**Collected data**:

════════

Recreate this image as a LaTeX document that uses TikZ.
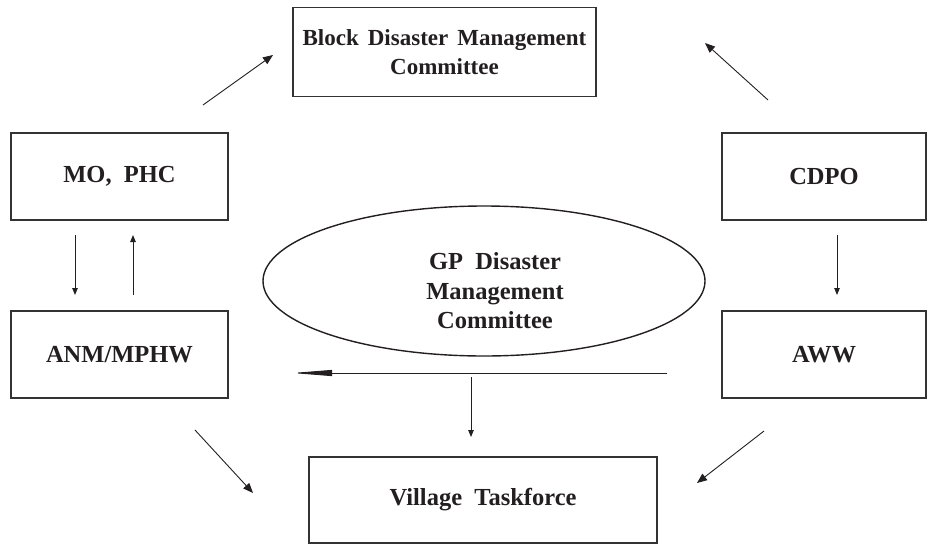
\documentclass[tikz,border=0pt]{standalone}
\usepackage{fontspec}
\setmainfont{Liberation Serif}
\usetikzlibrary{arrows.meta,shapes.geometric,calc}
\definecolor{ink}{HTML}{231F20}
\definecolor{rule}{HTML}{333333}
\newcommand\diagfont{\fontsize{24.5}{29.5}\selectfont\bfseries}
\newcommand\wsp{\hspace{9pt}}
\begin{document}
\begin{tikzpicture}[x=1pt,y=-1pt,
  box/.style={draw=rule, line width=1.7pt, rectangle, inner sep=0pt,
    align=center, text=ink, font=\diagfont},
  oval/.style={draw=ink, line width=1.4pt, ellipse, inner sep=0pt},
  lbl/.style={align=center, text=ink, font=\diagfont, inner sep=0pt},
  arr/.style={draw=ink, line width=0.9pt,
    -{Triangle[length=10pt,width=8pt]}},
  varr/.style={draw=ink, line width=0.9pt,
    -{Triangle[length=7pt,width=5.5pt]}},
  longarr/.style={draw=ink, line width=0.9pt,
    -{Triangle[length=40pt,width=6pt]}}]
\useasboundingbox (0,0) rectangle (928,544);

% boxes
\node[box, minimum width=303pt, minimum height=89pt,
  font=\fontsize{23}{29.5}\selectfont\bfseries] (block) at (444.5,52)
  {Block\wsp Disaster\wsp Management\\Committee};
\node[box, minimum width=217pt, minimum height=87pt] (mo) at (119.5,176.5)
  {MO,\ \ PHC};
\node[box, minimum width=217pt, minimum height=87pt] (anm) at (119.5,354.5)
  {ANM/MPHW};
\node[box, minimum width=204pt, minimum height=87pt] (cdpo) at (824,176.5)
  {CDPO};
\node[box, minimum width=204pt, minimum height=87pt] (aww) at (824,354.5)
  {AWW};
\node[box, minimum width=348pt, minimum height=86pt] (village) at (483,500)
  {Village\ \ Taskforce};

% central committee
\node[oval, minimum width=442pt, minimum height=150pt] (gp) at (484,281) {};
\node[lbl] (gptext) at ($(gp.center)+(11,10)$)
  {GP\ \ Disaster\\Management\\Committee};

% connector end points
\coordinate (mo-up)      at (203,105);
\coordinate (block-l)    at (273,55);
\coordinate (cdpo-up)    at (768,100);
\coordinate (block-r)    at (705,43);
\coordinate (mo-dn)      at (75,235);
\coordinate (anm-in)     at (75,295);
\coordinate (anm-up)     at (133,295);
\coordinate (mo-in)      at (133,235);
\coordinate (cdpo-dn)    at (837,235);
\coordinate (aww-in)     at (837,295);
\coordinate (aww-w)      at (667,373);
\coordinate (anm-e)      at (292,373);
\coordinate (gp-dn)      at (471,377);
\coordinate (village-t)  at (471,437);
\coordinate (anm-dn)     at (195,430);
\coordinate (village-l)  at (253,493);
\coordinate (aww-dn)     at (764,431);
\coordinate (village-r)  at (697,483);

% connectors
\draw[arr] (mo-up) -- (block-l);
\draw[arr] (cdpo-up) -- (block-r);
\draw[varr] (mo-dn) -- (anm-in);
\draw[varr] (anm-up) -- (mo-in);
\draw[varr] (cdpo-dn) -- (aww-in);
\draw[longarr] (aww-w) -- (anm-e);
\draw[varr] (gp-dn) -- (village-t);
\draw[arr] (anm-dn) -- (village-l);
\draw[arr] (aww-dn) -- (village-r);
\end{tikzpicture}
\end{document}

════════

**What to work on**: Take the listing above and restate it word for word, without its pictures.

**Result**:
Recreate this image as a LaTeX document that uses TikZ.
\documentclass[tikz,border=0pt]{standalone}
\usepackage{fontspec}
\setmainfont{Liberation Serif}
\usetikzlibrary{arrows.meta,shapes.geometric,calc}
\definecolor{ink}{HTML}{231F20}
\definecolor{rule}{HTML}{333333}
\newcommand\diagfont{\fontsize{24.5}{29.5}\selectfont\bfseries}
\newcommand\wsp{\hspace{9pt}}
\begin{document}
\begin{tikzpicture}[x=1pt,y=-1pt,
  box/.style={draw=rule, line width=1.7pt, rectangle, inner sep=0pt,
    align=center, text=ink, font=\diagfont},
  oval/.style={draw=ink, line width=1.4pt, ellipse, inner sep=0pt},
  lbl/.style={align=center, text=ink, font=\diagfont, inner sep=0pt},
  arr/.style={draw=ink, line width=0.9pt,
    -{Triangle[length=10pt,width=8pt]}},
  varr/.style={draw=ink, line width=0.9pt,
    -{Triangle[length=7pt,width=5.5pt]}},
  longarr/.style={draw=ink, line width=0.9pt,
    -{Triangle[length=40pt,width=6pt]}}]
\useasboundingbox (0,0) rectangle (928,544);

% boxes
\node[box, minimum width=303pt, minimum height=89pt,
  font=\fontsize{23}{29.5}\selectfont\bfseries] (block) at (444.5,52)
  {Block\wsp Disaster\wsp Management\\Committee};
\node[box, minimum width=217pt, minimum height=87pt] (mo) at (119.5,176.5)
  {MO,\ \ PHC};
\node[box, minimum width=217pt, minimum height=87pt] (anm) at (119.5,354.5)
  {ANM/MPHW};
\node[box, minimum width=204pt, minimum height=87pt] (cdpo) at (824,176.5)
  {CDPO};
\node[box, minimum width=204pt, minimum height=87pt] (aww) at (824,354.5)
  {AWW};
\node[box, minimum width=348pt, minimum height=86pt] (village) at (483,500)
  {Village\ \ Taskforce};

% central committee
\node[oval, minimum width=442pt, minimum height=150pt] (gp) at (484,281) {};
\node[lbl] (gptext) at ($(gp.center)+(11,10)$)
  {GP\ \ Disaster\\Management\\Committee};

% connector end points
\coordinate (mo-up)      at (203,105);
\coordinate (block-l)    at (273,55);
\coordinate (cdpo-up)    at (768,100);
\coordinate (block-r)    at (705,43);
\coordinate (mo-dn)      at (75,235);
\coordinate (anm-in)     at (75,295);
\coordinate (anm-up)     at (133,295);
\coordinate (mo-in)      at (133,235);
\coordinate (cdpo-dn)    at (837,235);
\coordinate (aww-in)     at (837,295);
\coordinate (aww-w)      at (667,373);
\coordinate (anm-e)      at (292,373);
\coordinate (gp-dn)      at (471,377);
\coordinate (village-t)  at (471,437);
\coordinate (anm-dn)     at (195,430);
\coordinate (village-l)  at (253,493);
\coordinate (aww-dn)     at (764,431);
\coordinate (village-r)  at (697,483);

% connectors
\draw[arr] (mo-up) -- (block-l);
\draw[arr] (cdpo-up) -- (block-r);
\draw[varr] (mo-dn) -- (anm-in);
\draw[varr] (anm-up) -- (mo-in);
\draw[varr] (cdpo-dn) -- (aww-in);
\draw[longarr] (aww-w) -- (anm-e);
\draw[varr] (gp-dn) -- (village-t);
\draw[arr] (anm-dn) -- (village-l);
\draw[arr] (aww-dn) -- (village-r);
\end{tikzpicture}
\end{document}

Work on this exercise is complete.